Nineteen Eighty-Four - Technology
The world of Nineteen Eighty-Four is first and foremost a political, not a technological, dystopia. The technological level of the society in the novel is mostly crude and less advanced than in the real 1980s. Apart from the telescreens, speech-recognizing typewriters, and novel-writing machines (the credibility of which is stated to be dubious), technology is barely more advanced than in wartime Britain. Orwell explains that, in the latter part of the twentieth century, technology has been driven by only two things: "war, and the desire to determine against his will what another human being is thinking."
Living standards are low and declining, with rationing and unpalatable ersatz products; in that regard, Orwell's vision is diametrically opposed to the technologically advanced hedonism of Brave New World.

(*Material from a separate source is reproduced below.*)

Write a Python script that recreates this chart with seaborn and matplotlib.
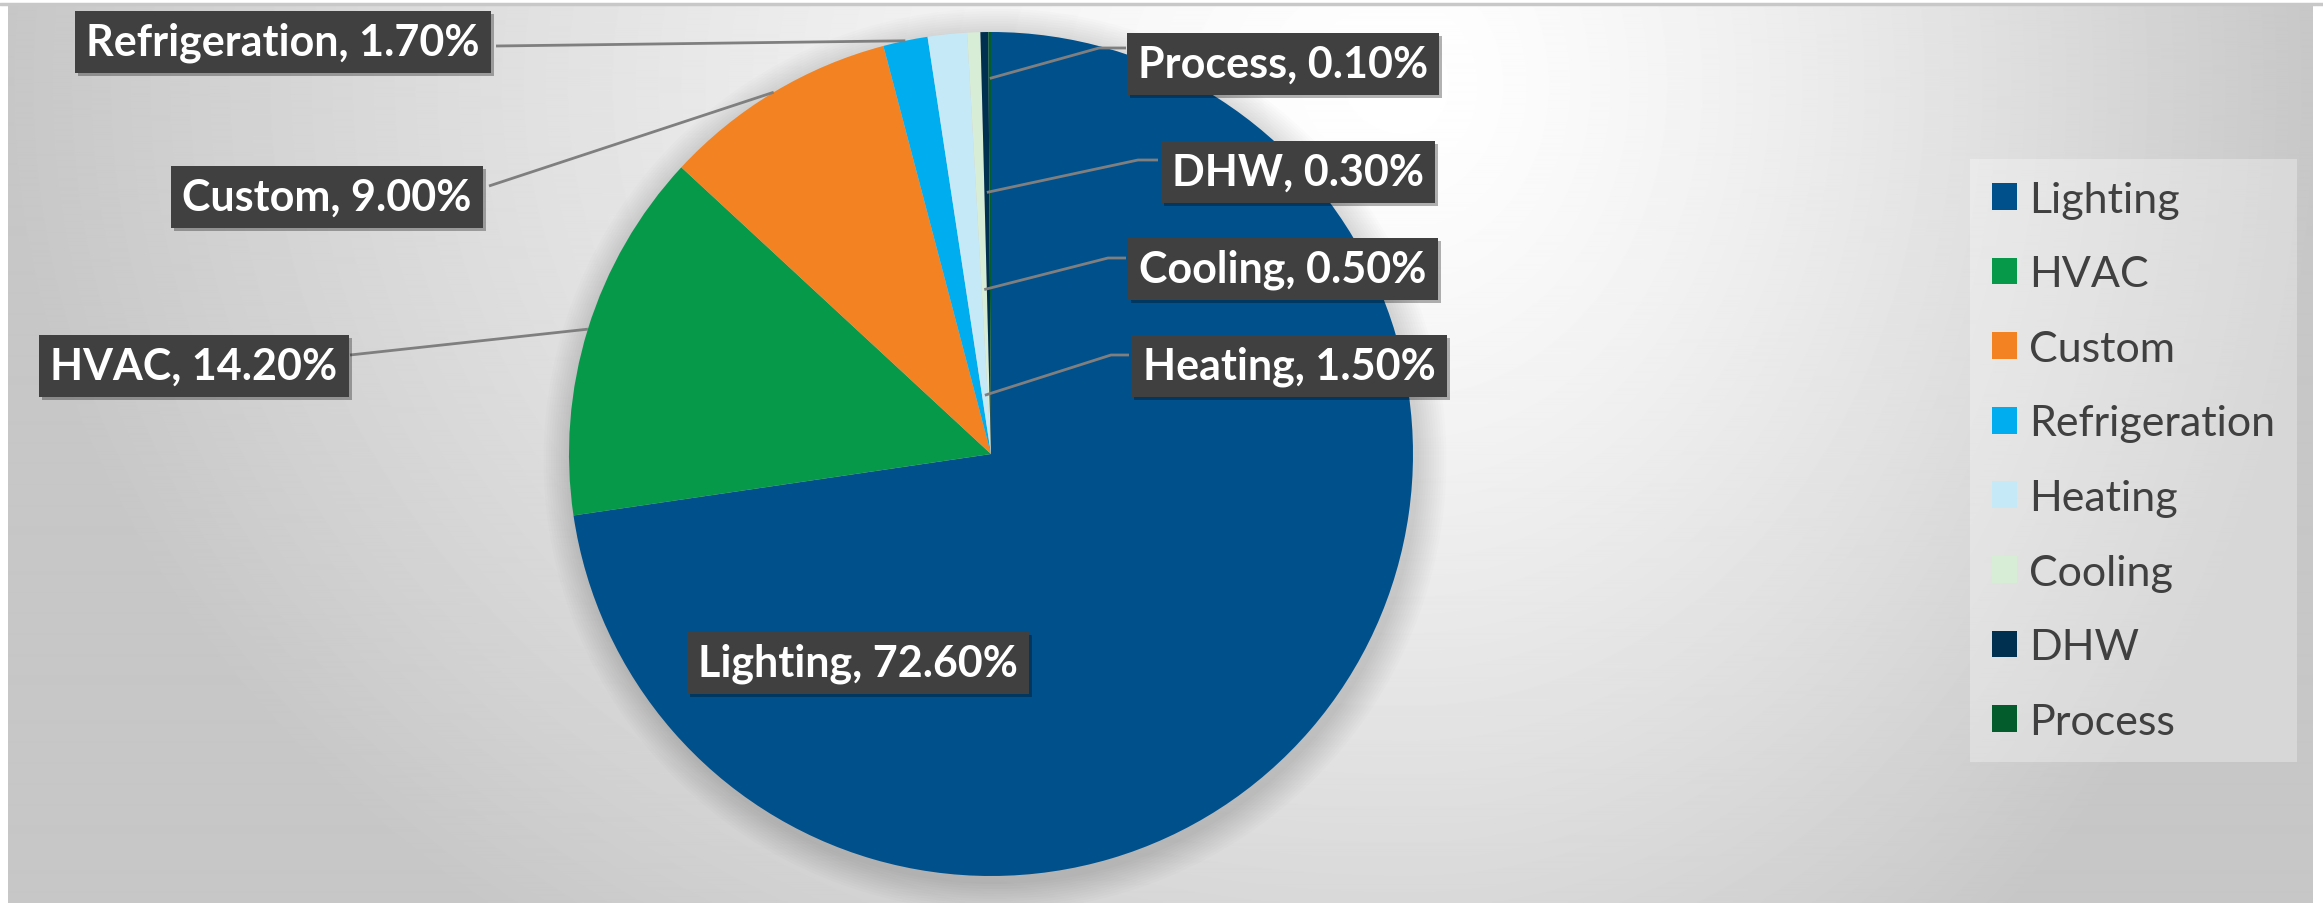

None of the three blocs has much genuine interest in technological progress, since it could destabilise their grip on power. Some scientific advance is conducted in the field of interrogation, developing techniques against thought criminals through advanced torture, drugs, and hypnosis, but in other fields, technology is stagnant. Atomic weapons are avoided in the perpetual war, since the whole point of the conflict is to be indecisive and wasteful. The technologies employed are obsolete and deliberately wasteful. This stagnation is related to what is perhaps the most frightening aspect of the novel: for all their brutality, the regimes are not going to burn themselves out in strategically significant conquests or technological arms races. Rather, they have reached a stable equilibrium which could theoretically last forever.